Hazor – Destroyed Early by Israel
Mutilated statues of Canaanite and Egyptian gods and Egyptian kings indicate that neither Canaanites nor Egyptians destroyed Hazor. The best candidate for the destruction of Hazor is Israel, which the textual evidence supports and the archaeological evidence indicates.

However, many scholars believe the destruction under Joshua is evidenced by the Late Bronze II destruction of a large palace/temple. The basalt stone orthostats that make up the wall were cracked by a fire (the fire had to be in excess of 1200 degrees Celsius to cause this damage to the basalt slabs), charcoal remains of burnt wood supports, and a 1m thick layer of ash were also found in the excavations. Both Hazor excavators, Yigael Yadin and Amnon Ben-Tor, believe the burn level of the Late Bronze II city is from the Israelite Conquest. But ca. 1290 B.C. Pharaoh Seti I left inscriptions of a campaign on this stele claiming that he destroyed Hazor and several other Canaanite cities. It appears Hazor was first destroyed by the Israelites under Joshua in the Late Bronze I destruction (early 14th century B.C.), then rebuilt, later destroyed by Seti I early 13th century, and possibly destroyed once more in the 13th century by Barak.

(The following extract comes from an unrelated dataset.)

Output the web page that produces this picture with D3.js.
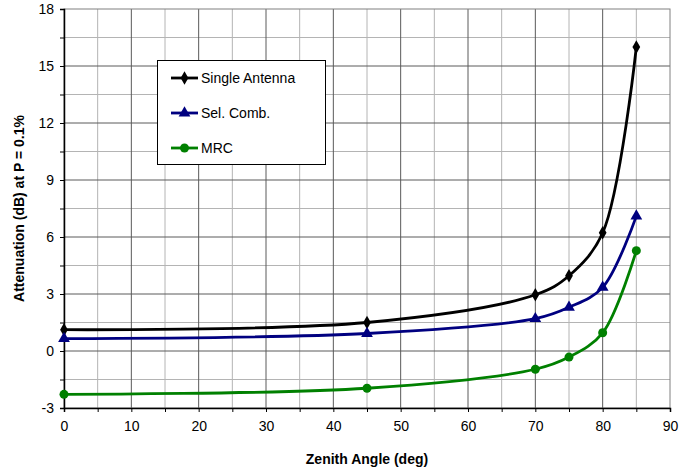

Later, in the Judges period, Barak fought against Hazor’s army under the command of Sisera. Judges 4 and 5 record an Israelite victory, and that the King of Hazor was destroyed. Precisely when the battle between Jabin and Barak occurs is unknown, but a date near the end of the 13th century is fairly certain. Destruction evidence in the 13th century has been attributed by some to the defeat of Jabin by the Israelites under Barak. However, the book of Judges does not say that Barak destroyed the city, only that he defeated the army near the Kishon River, killed Sisera, and then destroyed the king of Hazor. It is likely that this early 13th century B.C. destruction layer should be attributed to Seti I, and perhaps the late 13th century B.C. destruction of a small Canaanite cultic site at the city was due to the Israelites under Barak.

Hazor – Finally Destroyed by the Assyrians
In the 8th century B.C., Hazor was attacked by the Assyrians. Excavations indicate that extra fortifications were quickly constructed, but still Hazor was destroyed by Tiglath Pileser III in ca. 732 B.C. This is known from 2 Kings and contemporary Assyrian inscriptions, as well as destruction evidence from excavations of Iron Age Hazor and the discovery of Assyrian administrative buildings at the city immediately following the Assyrian conquest of northern Israel.

    Hazor will become a haunt of jackals, a desolate place forever. No one will live there; no man will dwell in it (Jeremiah 49:33).